Similar lawsuits, in both state and federal court, challenging right-to-work laws in Michigan and Indiana have been unsuccessful. Walker, and Republican Attorney General Brad Schimel, said in separate statements that based on those rulings, they expect Wisconsin's law to be upheld as well.
Wisconsin's right-to-work law makes it a misdemeanor punishable by up to nine months in jail for a private business to enter into an agreement that requires workers to join a union or pay union dues.
The governor and Republican supporters in the Legislature said the law was about giving workers the freedom to choose whether to join a union and make Wisconsin more attractive for economic development and job growth. Opponents, including a coalition of more than 400 businesses, said the law will result in lower wages for workers, give them fewer rights in the workplace and disrupt a system that's currently working.
Walker, who is taking steps toward a likely presidential run, made his name by curbing the collective bargaining rights of public sector unions in 2011. He initially said he didn't want to pursue right-to-work, but then got behind it when Republicans who control the Legislature brought it up and passed it in just two weeks.
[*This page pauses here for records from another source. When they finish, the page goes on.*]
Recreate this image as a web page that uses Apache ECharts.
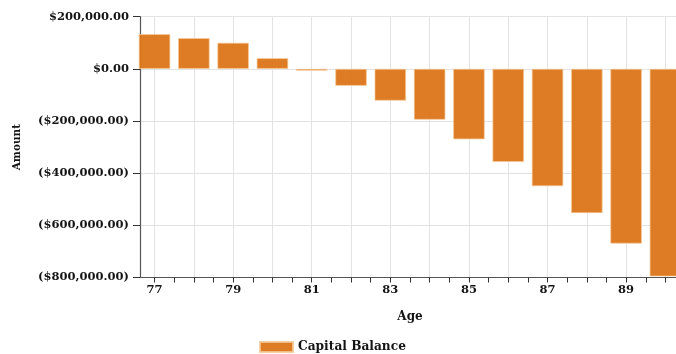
<!DOCTYPE html>
<html>
<head>
<meta charset="utf-8">
<script src="https://cdn.jsdelivr.net/npm/echarts@6/dist/echarts.min.js"></script>
<style>html,body{margin:0;padding:0;background:#fff}#c{width:676px;height:354px}</style>
</head>
<body>
<div id="c"></div>
<script>
const ages = [77, 78, 79, 80, 81, 82, 83, 84, 85, 86, 87, 88, 89, 90];
const capitalBalance = [133000, 118000, 100000, 41000, -7000, -65000, -122000, -195000, -270000, -357000, -450000, -553000, -670000, -796000];
const ageLabels = [77, 79, 81, 83, 85, 87, 89];
const yTicks = [-800000, -600000, -400000, -200000, 0, 200000];
const seriesName = 'Capital Balance';

const FONT = 'DejaVu Serif';
const TXT = '#141414';
const xMin = 76.63, xMax = 90.6;
const halfTicks = [];
ages.forEach(a => { halfTicks.push(a); halfTicks.push(a + 0.5); });

function money(v) {
  const s = '$' + Math.abs(v).toLocaleString('en-US', {minimumFractionDigits: 2, maximumFractionDigits: 2});
  return v < 0 ? '(' + s + ')' : s;
}

const chart = echarts.init(document.getElementById('c'), null, {renderer: 'canvas'});
chart.setOption({
  animation: false,
  grid: {left: 140, width: 549, top: 16.7, bottom: 76.5, containLabel: false, outerBoundsMode: 'none'},
  legend: {
    data: [seriesName], left: 259, top: 341, icon: 'rect', itemWidth: 33, itemHeight: 10, itemGap: 10, padding: 0,
    textStyle: {fontFamily: FONT, fontWeight: 'bold', fontSize: 12.2, color: TXT}
  },
  xAxis: [{
    type: 'value', min: xMin, max: xMax,
    name: 'Age', nameLocation: 'middle', nameGap: 33,
    nameTextStyle: {fontFamily: FONT, fontWeight: 'bold', fontSize: 12, color: TXT, padding: [0, 0, 0, -9]},
    axisLine: {show: true, onZero: false, lineStyle: {color: '#555', width: 1.2}},
    axisTick: {show: true, length: 5, customValues: halfTicks, lineStyle: {color: '#333'}},
    splitLine: {show: false},
    axisLabel: {
      margin: 7, fontFamily: FONT, fontWeight: 'bold', fontSize: 11.5, color: TXT,
      customValues: ageLabels, formatter: v => String(Math.round(v))
    }
  }, {
    type: 'value', min: xMin, max: xMax, position: 'bottom',
    axisLine: {show: false}, axisLabel: {show: false},
    axisTick: {show: false, customValues: ages},
    splitLine: {show: true, lineStyle: {color: '#e3e3e3', width: 1}}
  }],
  yAxis: {
    type: 'value', min: yTicks[0], max: yTicks[yTicks.length - 1], interval: 200000,
    name: 'Amount', nameLocation: 'middle', nameGap: 117, nameRotate: 90,
    nameTextStyle: {fontFamily: FONT, fontWeight: 'bold', fontSize: 10.5, color: TXT},
    axisLine: {show: true, lineStyle: {color: '#555', width: 1.2}},
    axisTick: {show: true, length: 7, lineStyle: {color: '#333'}},
    splitLine: {show: true, lineStyle: {color: '#e3e3e3', width: 1}},
    axisLabel: {margin: 11, fontFamily: FONT, fontWeight: 'bold', fontSize: 11.5, color: TXT, formatter: money}
  },
  series: [{
    name: seriesName, type: 'bar', xAxisIndex: 0, barWidth: 31.5, clip: true,
    data: ages.map((a, i) => [a, capitalBalance[i]]),
    itemStyle: {color: '#dd771c', opacity: 0.96, borderColor: 'rgba(245,200,150,0.9)', borderWidth: 0.8}
  }]
});
</script>
</body>
</html>
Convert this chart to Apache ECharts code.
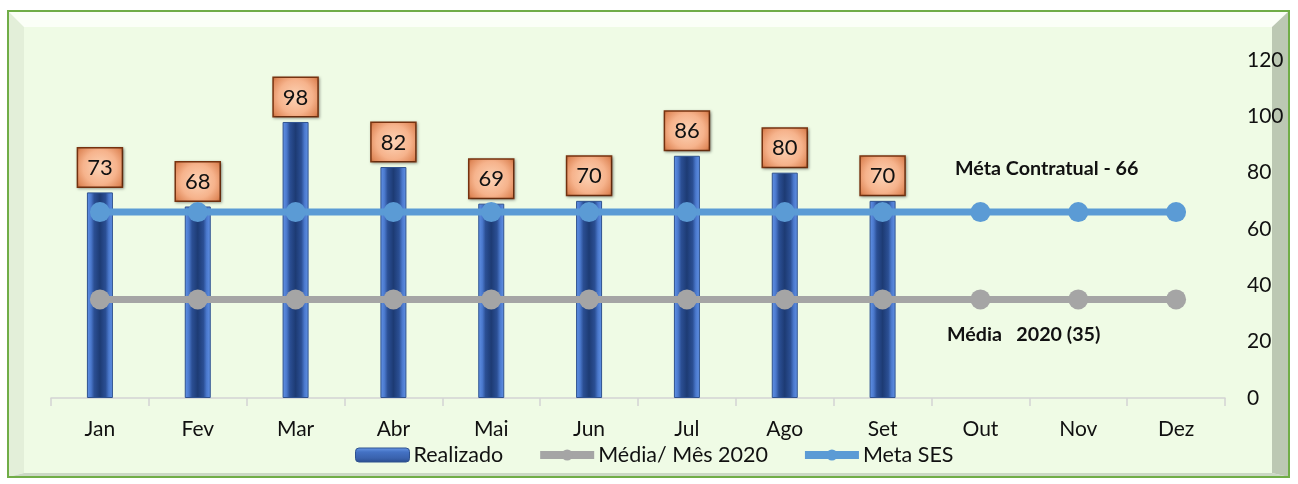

The unions argue in the lawsuit that the new law is an unconstitutional taking of their property because non-union dues-paying workers are receiving benefits that unions are required under federal law to deliver.
The right-to-work law "deprives the unions of all methods of charging nonmembers for the services that they receive from the unions," the lawsuit said. "In other words, it requires that unions either provide free services to nonmembers or go out of business entirely."
The AFL-CIO was joined by Machinists Local Lodge 1061 in Milwaukee and the United Steelworkers District 2 in Menasha.
The law, making Wisconsin the 25th right-to-work state, took effect immediately upon Walker's signature on Monday. It passed the Legislature with all Republicans except one for it, and all Democrats against.